O rozpoczęciu kolejnej tury ewakuacji poinformował miejscowy gubernator. Pawlo Kyrylenko oświadczył jedynie, że autobusy z cywilami wyruszyły na północ. Wiadomo też, że wśród ewakuowanych nie ma osób, które chroniły się w hucie Azowstal. Ukraińskie władze potwierdziły, że Rosjanie wdarli się na teren zakładów. Rosjanie oblegają i bombardują fabrykę od kilku tygodni.
Prezydent Ukrainy Wołodymyr Zełenski podczas rozmowy telefonicznej z sekretarzem generalnym ONZ Antonio Guterresem, poprosił o pomoc w ratowaniu ludzi uwięzionych na terenie zakładów Azowstal w Mariupolu.
Wołodymyr Zełenski osobiście podziękował Sekretarzowi Generalnemu za jego starania o ewakuację obywateli Ukrainy z Azowstalu.

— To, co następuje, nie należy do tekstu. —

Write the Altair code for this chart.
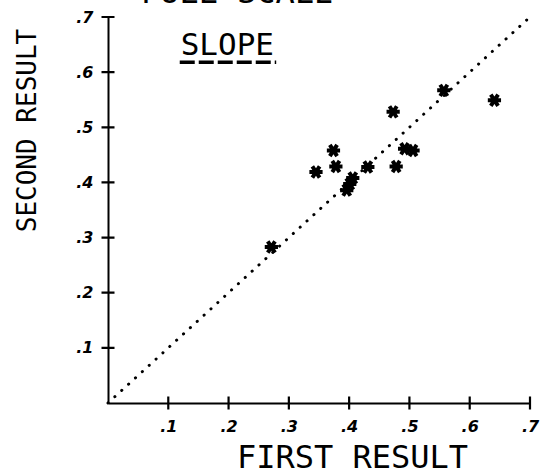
import altair as alt
import pandas as pd

# Data
first_result = [0.271, 0.345, 0.374, 0.378, 0.396, 0.401, 0.406, 0.431,
                0.473, 0.478, 0.492, 0.506, 0.557, 0.641]
second_result = [0.283, 0.419, 0.458, 0.429, 0.386, 0.397, 0.408, 0.428,
                 0.528, 0.429, 0.461, 0.458, 0.567, 0.549]
tick_values = [0.1, 0.2, 0.3, 0.4, 0.5, 0.6, 0.7]
diag_values = [0.0, 0.7]
panel_title = ["FULL SCALE"]
panel_title_pos = [0.214, 0.726]
note_text = ["SLOPE"]
note_pos = [0.198, 0.631]
note_underline = [0.119, 0.279, 0.618]
x_title = "FIRST RESULT"
y_title = "SECOND RESULT"

W, H = 422, 386
TICK_HALF_PX = 6.5
domain = [0.0, 0.7]
label_expr = "datum.value == 0 ? '' : replace(format(datum.value, '.1f'), '0.', '.')"

xaxis = alt.Axis(values=tick_values, labelExpr=label_expr, ticks=False,
                 grid=False, domainColor="black", domainWidth=2,
                 labelFont="DejaVu Sans", labelFontSize=16, labelFontWeight="bold",
                 labelFontStyle="italic", labelColor="black", labelPadding=15,
                 labelAlign="center",
                 titleFont="DejaVu Sans Mono", titleFontSize=32, titleFontWeight="normal",
                 titleColor="black", titleX=244, titleY=64, titleBaseline="alphabetic",
                 titleAlign="center")
yaxis = alt.Axis(values=tick_values, labelExpr=label_expr, ticks=False,
                 grid=False, domainColor="black", domainWidth=2,
                 labelFont="DejaVu Sans", labelFontSize=16, labelFontWeight="bold",
                 labelFontStyle="italic", labelColor="black", labelPadding=15,
                 titleFont="DejaVu Sans Mono", titleFontSize=26, titleFontWeight="normal",
                 titleColor="black", titleX=-73, titleY=113, titleAngle=270,
                 titleBaseline="alphabetic", titleAlign="center")

sc = alt.Scale(domain=domain, nice=False, zero=True)

# tick half-lengths converted from pixels to data units
dy = TICK_HALF_PX * (domain[1] - domain[0]) / H
dx = TICK_HALF_PX * (domain[1] - domain[0]) / W

# all short segments (axis crossing ticks + the SLOPE underline) in one table
seg_rows = []
for v in tick_values:
    seg_rows.append({"x": v, "x2": v, "y": -dy, "y2": dy, "kind": "tick"})
    seg_rows.append({"x": -dx, "x2": dx, "y": v, "y2": v, "kind": "tick"})
seg_rows.append({"x": note_underline[0], "x2": note_underline[1],
                 "y": note_underline[2], "y2": note_underline[2], "kind": "underline"})
segs = pd.DataFrame(seg_rows)

pts = pd.DataFrame({"x": first_result, "y": second_result})
diag = pd.DataFrame({"x": diag_values, "y": diag_values})
title_df = pd.DataFrame({"x": [panel_title_pos[0]], "y": [panel_title_pos[1]], "t": panel_title})
note_df = pd.DataFrame({"x": [note_pos[0]], "y": [note_pos[1]], "t": note_text})

star = "M-1,0L1,0M-0.55,-0.85L0.55,0.85M-0.55,0.85L0.55,-0.85"

base_x = alt.X("x:Q", scale=sc, axis=xaxis, title=x_title)
base_y = alt.Y("y:Q", scale=sc, axis=yaxis, title=y_title)
plain_x = alt.X("x:Q", scale=sc)
plain_y = alt.Y("y:Q", scale=sc)

points = alt.Chart(pts).mark_point(shape=star, filled=False, size=175, strokeWidth=4,
                                   color="black", opacity=1).encode(x=base_x, y=base_y)
line = alt.Chart(diag).mark_line(color="black", strokeWidth=3, strokeCap="round",
                                 strokeDash=[0.1, 9.2]).encode(x=plain_x, y=plain_y)
segments = alt.Chart(segs).mark_rule(color="black").encode(
    x=plain_x, x2="x2:Q", y=plain_y, y2="y2:Q",
    strokeDash=alt.StrokeDash("kind:N", legend=None,
                              scale=alt.Scale(domain=["tick", "underline"],
                                              range=[[1, 0], [15, 4]])),
    strokeWidth=alt.StrokeWidth("kind:N", legend=None,
                                scale=alt.Scale(domain=["tick", "underline"],
                                                range=[2.2, 3.5])),
)
ttl = alt.Chart(title_df).mark_text(font="DejaVu Sans Mono", fontSize=32, color="black",
                                    baseline="alphabetic", align="center").encode(
    x=plain_x, y=plain_y, text="t:N")
note = alt.Chart(note_df).mark_text(font="DejaVu Sans Mono", fontSize=31, color="black",
                                    baseline="alphabetic", align="center").encode(
    x=plain_x, y=plain_y, text="t:N")

chart = alt.layer(points, line, segments, ttl, note).properties(
    width=W, height=H,
    autosize=alt.AutoSizeParams(type="none"),
    padding={"left": 108, "top": 17, "right": 14, "bottom": 68},
).configure(background="white").configure_view(stroke=None)

chart.save("out.html", embed_options={"renderer": "svg", "actions": False})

Poinformował także Antonio Guterresa o pomyślnym zakończeniu pierwszego etapu, podczas którego z Azowstalu ewakuowano 121 osób i wyraził nadzieję na pomyślną kontynuację trwającej akcji ewakuacyjnej.
W ostatnich dniach udało się wywieźć z oblężonego Mariupola niemal 200 cywilów, ale w mieście wciąż są tysiące uwięzionych osób. Część z nich chroni się w podziemiach huty Azowstal, gdzie są też ostatni ukraińscy żołnierze broniący miasta.
Rosjanie prawdopodobnie cały czas bombardują hutę, a burmistrz Mariupola Wadim Bojczenko poinformował, że z ukraińskimi żołnierzami nie ma teraz kontaktu. - Niestety, straciliśmy kontakt z tymi chłopakami i nie wiemy, co się tam dzieje, nie wiemy, czy są bezpieczni, czy nie - dodawał. Burmistrz twierdzi, że wśród chroniących się w hucie jest 30 dzieci.
Miasto Mariupol jest najmocniej doświadczonym przez obecną wojnę miejscem na Ukrainie. Rosjanie ostrzeliwują to miejsce od ponad dwóch miesięcy. Miejscowe władze twierdzą, że w Mariupolu mogło zginąć nawet 20 tysięcy osób.